The Silver Spoon turns 75 and celebrates 2,000 recipes and over 3 million copies
On 23 September, the twelfth edition with a cover designed by artist Olimpia Zagnoli continues to follow the evolution of contemporary cuisine
4' min read
Key points
4' min read
Seventy-five years, twelve editions, 2,000 recipes, over 250 photographs and well over 3 million copies. But above all: three generations of Italians conquered and 16 translations all over the world. These are the numbers of Il Cucchiaio d'Argento, the recipe book par excellence that since 1950 has accompanied the transformations of Italian cuisine at home, photographing not only the changes in taste but the very evolution of Italian society.
From the post-war period to today: the revolution of the Italian table
"The whole rhythm of our life has become tighter, the service considerably reduced, people no longer want to waste much time either in the kitchen or at the table". These words of Gianni Mazzocchi, a pioneer of Italian publishing and founder of Editoriale Domus, date back to the post-World War II period, when he sensed that new lifestyles were changing table habits. Yet they sound incredibly relevant today.
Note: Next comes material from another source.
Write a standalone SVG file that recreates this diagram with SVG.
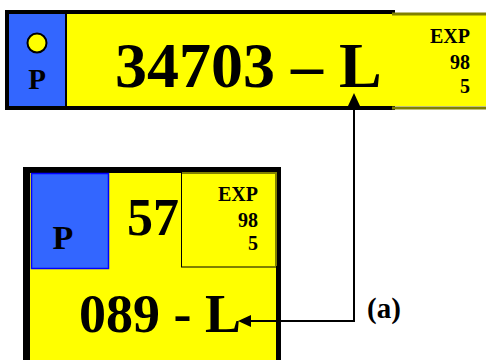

From that intuition, Il Cucchiaio d'Argento (The Silver Spoon) was born, with the aim of collecting 'practical and sometimes even refined recipes, but always presented in the simplest way'. Success was immediate: 500,000 copies sold in a few months and a second edition printed by the end of the same year.
Browsing through the various editions is to take a real journey through time in Italian home cooking, where meals and portions have changed, condiments lightened, cooking techniques refined and the range of ingredients expanded to embrace flavours and cultures from around the world.
Woman at the centre of the domestic revolution
.The most significant change concerns the target audience. "At one time, the cookery book was by nature aimed only at women, complete with household servants, today it is absolutely a world in which everyone plays a part without distinction of gender or role," explains the twelfth edition. A transformation also testified to by a curious document from 1959, which read: 'The woman of the house who provides for the purchases for the whole family controls both its absoluteness and its economic resources' and had to make 'every lira spent on food as much as possible', often renouncing expenses for herself 'for other purposes aimed at the comfort and happiness of the family'.